Но примечательнее всего фигура их атамана. В русском фольклоре святой Касьян играет особую роль. Это Касьян Суровый, Касьян Немилостивый. Его пребывание — не на небесах, как у остальных святых, а под землей (и былинного Касьяна закапывают в землю). Там не то он бьет дьявола молотом по голове, не то его, скованного, бьют ангелы или черти (и Касьяна в былине подвергают мучительной казни). Он или слеп, или глаза его скрыты под свисающими до колен, а то и до земли ресницами, покрыт шерстью и волосами. (Касьяна в былине иногда ослепляют, иногда — его лица не разглядеть из‑за свисающих до пояса волос.) Вытянутый язык — это признак мертвеца или демона в мифологии самых разных народов — египтян, индусов, этрусков, индейцев Латинской Америки. Знаком он и славянам — на лубках им награждают чертей, Смерть, пришедшую за Аникой‑воином или Бабу Ягу. Им снабжали личины ряженых, изображавших чертей и покойников, с длинным языком, свисающим изо рта, бродила Бука — гроза славянских ребятишек и темнолицый Полевик. Торчащим языком отличаются и иные темные боги (святого Касьяна в «народном православии», как и многих других, именовали богом) — Один, Дикий Охотник, Отец Могил и Черная Матерь Кали (между прочим, Ариэль Голан в книге «Миф и символ» выводит слово калика именно из имени этой древней богини).
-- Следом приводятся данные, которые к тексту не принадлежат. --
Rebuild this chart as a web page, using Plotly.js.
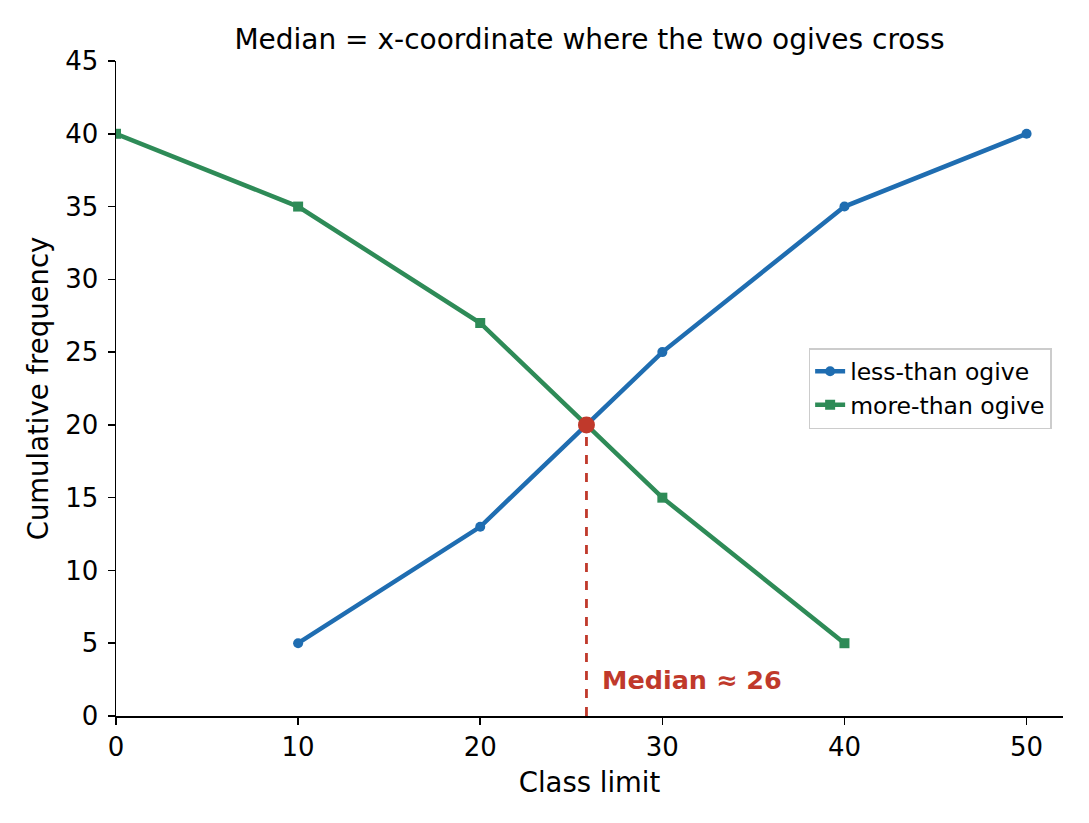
<!DOCTYPE html>
<html>
<head>
<meta charset="utf-8">
<script src="https://cdn.plot.ly/plotly-3.0.1.min.js"></script>
<style>html,body{margin:0;padding:0;background:#fff;}#chart{width:1089px;height:823px;}</style>
</head>
<body>
<div id="chart"></div>
<script>
// Data
const lessX = [10, 20, 30, 40, 50];
const lessY = [5, 13, 25, 35, 40];
const moreX = [0, 10, 20, 30, 40];
const moreY = [40, 35, 27, 15, 5];
const xTicks = [0, 10, 20, 30, 40, 50];
const yTicks = [0, 5, 10, 15, 20, 25, 30, 35, 40, 45];

// Crossing point computed from the data
function crossing() {
  for (let i = 0; i < moreX.length - 1; i++) {
    const x0 = moreX[i], x1 = moreX[i + 1];
    const li0 = lessX.indexOf(x0), li1 = lessX.indexOf(x1);
    if (li0 < 0 || li1 < 0) continue;
    const d0 = lessY[li0] - moreY[i], d1 = lessY[li1] - moreY[i + 1];
    if (d0 <= 0 && d1 >= 0) {
      const t = -d0 / (d1 - d0);
      return [x0 + t * (x1 - x0), moreY[i] + t * (moreY[i + 1] - moreY[i])];
    }
  }
  return [null, null];
}
const [medX, medY] = crossing();

const FONT = 'DejaVu Sans, sans-serif';
const blue = '#1f6db1', green = '#2e8b57', red = '#c0392b';

const traces = [
  {x: lessX, y: lessY, mode: 'lines+markers', name: 'less-than ogive',
   line: {color: blue, width: 4.5}, marker: {symbol: 'circle', size: 10, color: blue}},
  {x: moreX, y: moreY, mode: 'lines+markers', name: 'more-than ogive',
   line: {color: green, width: 4.5}, marker: {symbol: 'square', size: 10, color: green}},
  {x: [medX, medX], y: [0, medY], mode: 'lines', showlegend: false, hoverinfo: 'skip',
   line: {color: red, width: 2.8, dash: 'dash'}},
  {x: [medX], y: [medY], mode: 'markers', showlegend: false,
   marker: {symbol: 'circle', size: 17, color: red}}
];

const layout = {
  width: 1089, height: 823,
  margin: {l: 116, r: 26, t: 61, b: 107},
  paper_bgcolor: '#fff', plot_bgcolor: '#fff',
  font: {family: FONT, color: '#000', size: 26},
  title: {text: 'Median = x-coordinate where the two ogives cross', x: 0.5, xref: 'paper',
          y: 1, yref: 'paper', yanchor: 'bottom', pad: {b: 12}, font: {size: 28, family: FONT}},
  xaxis: {range: [0, 52], tickvals: xTicks, ticktext: xTicks.map(String), showgrid: false, zeroline: false,
          showline: true, linecolor: '#000', linewidth: 1.5, ticks: 'outside', ticklen: 7, tickwidth: 1.5,
          tickcolor: '#000', tickfont: {size: 26}, title: {text: 'Class limit', font: {size: 27.5}, standoff: 12}},
  yaxis: {range: [0, 45], tickvals: yTicks, ticktext: yTicks.map(String), showgrid: false, zeroline: false,
          showline: true, linecolor: '#000', linewidth: 1.5, ticks: 'outside', ticklen: 7, tickwidth: 1.5,
          ticklabelstandoff: 4,
          tickcolor: '#000', tickfont: {size: 26}, title: {text: 'Cumulative frequency', font: {size: 27.5}, standoff: 8}},
  legend: {x: 0.988, xanchor: 'right', y: 0.5, yanchor: 'middle', bgcolor: 'rgba(255,255,255,0.8)',
           bordercolor: '#cccccc', borderwidth: 1.5, font: {size: 23.5, family: FONT}, tracegroupgap: 0},
  annotations: [{x: medX + 0.75, y: 2.5, xanchor: 'left', yanchor: 'middle', showarrow: false,
                 text: '<b>Median ≈ ' + Math.round(medX) + '</b>', font: {size: 25.5, color: red, family: FONT}}],
  showlegend: true
};

Plotly.newPlot('chart', traces, layout, {displayModeBar: false, staticPlot: true});
</script>
</body>
</html>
И Кали, и Один были связаны с миром мертвых (как и святой Касьян, как и фактически переживший свою смерть атаман калик) и покровительствовали аскетам. Подобному божеству (косматому Велесу? Вию с ниспадающими до земли веками? Чернобогу, наконец?) наследовал в народном православии «Бог Касьян», ему, должно быть, служил атаман калик. Он олицетворяет обладание властью выше и больше той, которую олицетворяет Апраксея. Мирская власть, плодородие земли и удача — все это неинтересно тому, кто служит Владыке Могил. Власть косматых, «волохатых» волхвов — выше княжеской, и именно эту истину, отраженную и в наших летописях, и в записках Ибн Русте, и в сообщениях немецких монахов с варяжской прародины новгородцев, еще раз подтверждает былина.